A while ago, I came across a mention of the Python math.fsum function, which sums a set of floating-point values exactly, then rounds to the closest floating point value. This seemed useful. In particular, I thought that if it’s fast enough it could be used instead of R’s rather primitive two-pass approach to trying to compute the sample mean more accurately (but still not exactly). My initial thought was to just implement the algorithm Python uses in pqR. But I soon discovered that there were newer (and faster) algorithms. And then I thought that I might be able to do even better…
The result is a new paper of mine on Fast exact summation using small and large superaccumulators (also available from arxiv.org).
A superaccumulator is a giant fixed-point number that can exactly represent any floating-point value (and then some, to allow for bigger numbers arising from doing sums). This concept has been used before to implement exact summation methods. But if done in software in the most obvious way, it would be pretty slow. In my paper, I introduce two new variations on this method. The “small” superaccumulator method uses a superaccumulator composed of 64-bit “chunks” that overlap by 32 bits, allowing carry propagation to be done infrequently. The “large” superaccumulator method has a separate chunk for every possible combination of the sign bit and exponent bits in a floating-point number (4096 chunks in all). It has higher overhead for initialization than the small superaccumulator method, but takes less time per term added, so it turns out to be faster when summing more than about 1000 terms.
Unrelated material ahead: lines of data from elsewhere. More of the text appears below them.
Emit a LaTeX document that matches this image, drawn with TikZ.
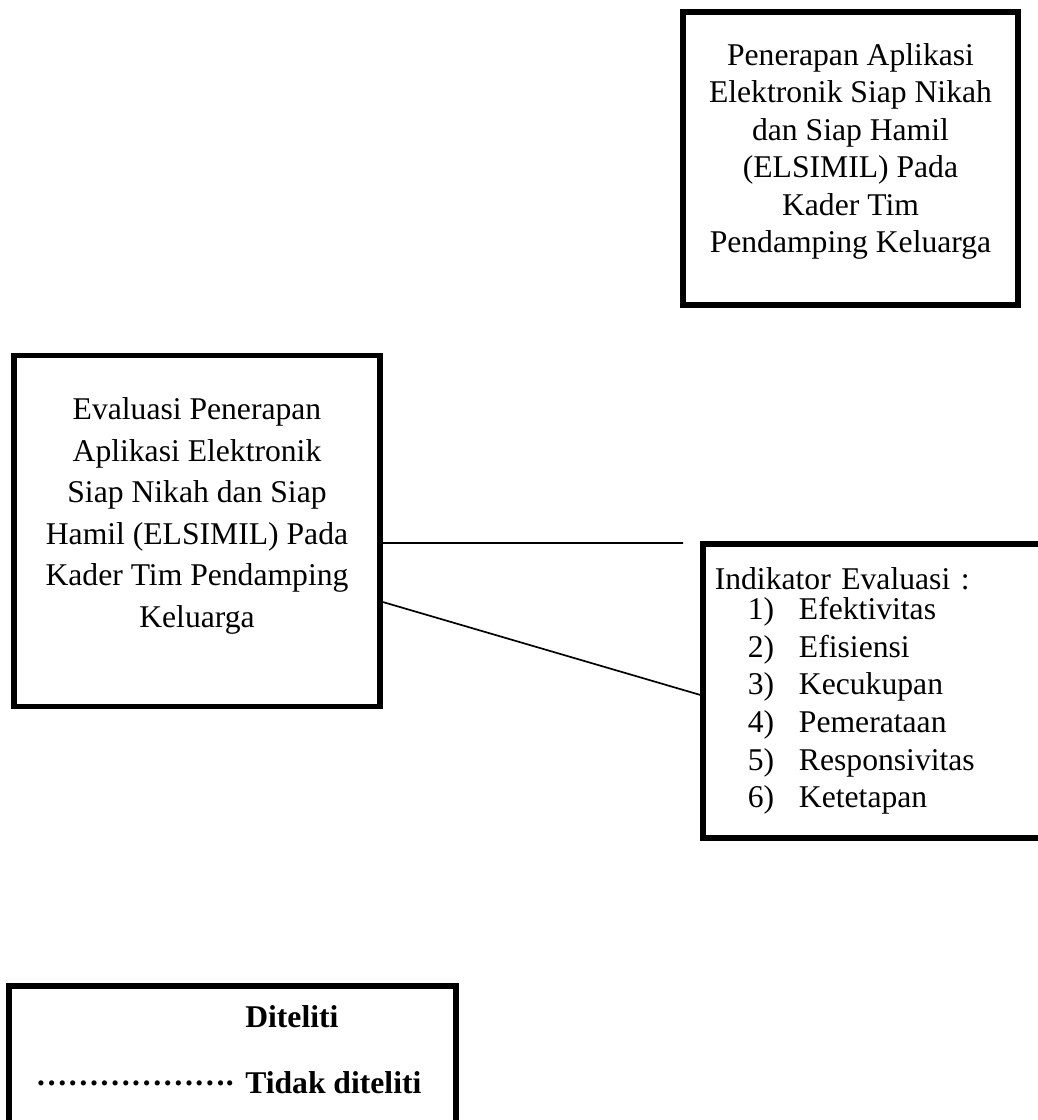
\documentclass[tikz,border=0pt]{standalone}
\usepackage{fontspec}
\setmainfont{Liberation Serif}

\begin{document}
\begin{tikzpicture}[x=0.025cm, y=-0.025cm]
    \path[use as bounding box, clip] (0,0) rectangle (1038,1120);

    \begin{scope}[every node/.style={draw, line width=4pt, inner sep=0pt, align=center,
            font=\fontsize{22.5}{26.7}\selectfont}]
        \node[minimum width=8.375cm, minimum height=7.325cm, text depth=15pt] (penerapan) at (850.5,158.5)
            {Penerapan Aplikasi\\Elektronik Siap Nikah\\dan Siap Hamil\\(ELSIMIL) Pada\\Kader Tim\\Pendamping Keluarga};
        \node[minimum width=9.15cm, minimum height=8.775cm, text depth=26pt,
              font=\fontsize{22.5}{29.5}\selectfont] (evaluasi) at (197,531)
            {Evaluasi Penerapan\\Aplikasi Elektronik\\Siap Nikah dan Siap\\Hamil (ELSIMIL) Pada\\Kader Tim Pendamping\\Keluarga};
        \node[anchor=north west, align=left, text width=9.4cm, inner xsep=0.3cm, minimum height=7.35cm] (indikator) at (700,541)
            {Indikator Evaluasi :\\[-5pt]
             \hspace*{0.825cm}1)\hspace{0.62cm}Efektivitas\\
             \hspace*{0.825cm}2)\hspace{0.62cm}Efisiensi\\
             \hspace*{0.825cm}3)\hspace{0.62cm}Kecukupan\\
             \hspace*{0.825cm}4)\hspace{0.62cm}Pemerataan\\
             \hspace*{0.825cm}5)\hspace{0.62cm}Responsivitas\\
             \hspace*{0.825cm}6)\hspace{0.62cm}Ketetapan};
        \node[anchor=north west, minimum width=11.175cm, minimum height=4cm] (legenda) at (6,983) {};
    \end{scope}

    \coordinate (ujung) at (683,543);

    \begin{scope}[every edge/.style={draw, line width=1.2pt}]
        \path [-] ([yshift=-0.3cm]evaluasi.east) edge (ujung);
        \path [-] ([yshift=-1.775cm]evaluasi.east) edge ([yshift=-0.1cm]indikator.west);
    \end{scope}

    \begin{scope}[every node/.style={font=\bfseries\fontsize{22.5}{26.7}\selectfont, inner sep=0pt}]
        \node[anchor=west] (diteliti) at (245,1017) {Diteliti};
        \node[anchor=east] (titik) at (234,1083) {……………….};
        \node[anchor=west] (tidakditeliti) at (245,1083) {Tidak diteliti};
    \end{scope}
\end{tikzpicture}
\end{document}
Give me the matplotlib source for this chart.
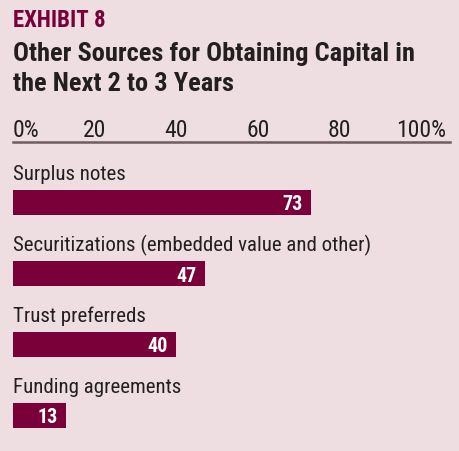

Here is a graph of performance on a Dell Precision T7500 workstation, with a 64-bit Intel Xeon X5680 processor:
The horizontal axis is the number of terms summed, the vertical axis the time per term in nanoseconds, both on logarithmic scales. The time is obtained by repeating the same summation many times, so the terms summed will be in cache memory if it is large enough (vertical lines give sizes of the three cache levels).
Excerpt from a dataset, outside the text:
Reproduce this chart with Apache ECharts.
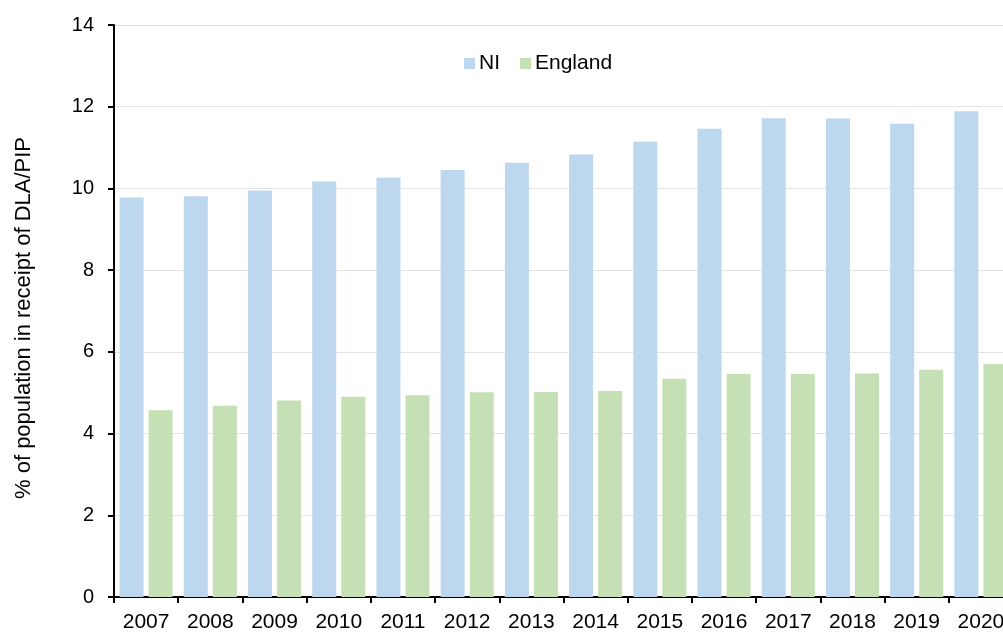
<!DOCTYPE html>
<html>
<head>
<meta charset="utf-8">
<script src="https://cdn.jsdelivr.net/npm/echarts@6/dist/echarts.min.js"></script>
<style>
html,body{margin:0;padding:0;background:#fff;}
#c{width:1003px;height:633px;}
</style>
</head>
<body>
<div id="c"></div>
<script>
const years = ['2007','2008','2009','2010','2011','2012','2013','2014','2015','2016','2017','2018','2019','2020'];
const niValues = [9.78, 9.81, 9.95, 10.17, 10.26, 10.45, 10.63, 10.83, 11.14, 11.46, 11.72, 11.71, 11.58, 11.89];
const englandValues = [4.57, 4.68, 4.81, 4.90, 4.94, 5.01, 5.02, 5.04, 5.34, 5.46, 5.46, 5.47, 5.56, 5.70];
const yTicks = [0, 2, 4, 6, 8, 10, 12, 14];
const seriesNames = ['NI', 'England'];
const yAxisTitle = '% of population in receipt of DLA/PIP';

const font = '"Liberation Sans", Arial, sans-serif';
const chart = echarts.init(document.getElementById('c'));
chart.setOption({
  animation: false,
  backgroundColor: '#ffffff',
  textStyle: { fontFamily: font, color: '#000' },
  grid: { left: 114, width: 899, top: 25, bottom: 36, containLabel: false, outerBoundsMode: 'none' },
  legend: {
    data: seriesNames,
    left: 459, top: 48,
    icon: 'rect', itemWidth: 11, itemHeight: 11, itemGap: 20,
    textStyle: { fontFamily: font, fontSize: 21, color: '#000', padding: [0,0,0,-1] }
  },
  xAxis: {
    type: 'category',
    data: years,
    axisLine: { lineStyle: { color: '#000', width: 2 } },
    axisTick: { show: true, length: 6, lineStyle: { color: '#000', width: 2 } },
    axisLabel: { fontFamily: font, fontSize: 21, color: '#000', margin: 15, interval: 0 }
  },
  yAxis: {
    type: 'value',
    min: yTicks[0], max: yTicks[yTicks.length - 1], interval: 2,
    name: yAxisTitle,
    nameLocation: 'middle',
    nameGap: 79,
    nameTextStyle: { fontFamily: font, fontSize: 22, color: '#000', padding: [0, 14, 0, 0] },
    axisLine: { show: true, lineStyle: { color: '#000', width: 2 } },
    axisTick: { show: true, length: 6, lineStyle: { color: '#000', width: 2 } },
    axisLabel: { fontFamily: font, fontSize: 20, color: '#000', margin: 20 },
    splitLine: { show: true, lineStyle: { color: '#e3e3e3', width: 1 } }
  },
  series: [
    { name: seriesNames[0], type: 'bar', data: niValues, barWidth: 24, barGap: '21%', itemStyle: { color: '#BDD7EE' } },
    { name: seriesNames[1], type: 'bar', data: englandValues, barWidth: 24, barGap: '21%', itemStyle: { color: '#C5E0B4' } }
  ]
});
</script>
</body>
</html>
The red lines are for the new small (solid) and large (dashed) superaccumulator methods. The blue lines are for the iFastSum (solid) and OnlineExact (dashed) methods of Zhu and Hayes (2010), which appear to be the fastest previous exact summation methods. The black lines are for the obvious (inexact) simple summation method (solid) and a simple out-of-order summation method, that adds terms with even and odd indexes separately, then adds together these two partial sums. Out-of-order summation provides more potential for instruction-level parallelism, but may not produce the same result as simple ordered summation, illustrating the reproducibility problems with trying to speed up non-exact summation.
One can see that my new superaccumulator methods are about twice as fast as the best previous methods, except for sums of less than 100 terms. For large sums (10000 or more terms), the large superaccumulator method is about 1.5 times slower than the obvious simple summation method, and about three times slower than out-of-order summation.
These results are all for serial implementations. One advantage of exact summation is that it can easily be parallelized without affecting the result, since the exact sum is the same for any summation order. I haven’t tried a parallel implementation yet, but it should be straightforward. For large summations, it should be possible to perform exact summation at the maximum rate possible given limited memory bandwidth, using only a few processor cores.
For small sums (eg, 10 terms), the exact methods are about ten times slower than simple summation. I think it should be possible to reduce this inefficiency, using a method specialized to such small sums.
However, even without such an improvement, the new superaccumulator methods should be good enough for replacing R’s “mean” function with one that computes the exact sample mean, since for small vectors the overhead of calling “mean” will be greater than the overhead of exactly summing the vector. Summing all the data points exactly, then rounding to 64-bit floating point, and then dividing by the number of data points wouldn’t actually produce the exactly-rounded mean (due to the effect of two rounding operations). However, it should be straightforward to combine the final division with the rounding, to produce the exactly-correct rounding of the sample mean. This should also be faster than the current inexact two-pass method.
Modifying “sum” to have an “exact=TRUE” option also seems like a good idea. I plan to implement these modifications to both “sum” and “mean” in a future version of pqR, though perhaps not the next version, which may be devoted to other improvements.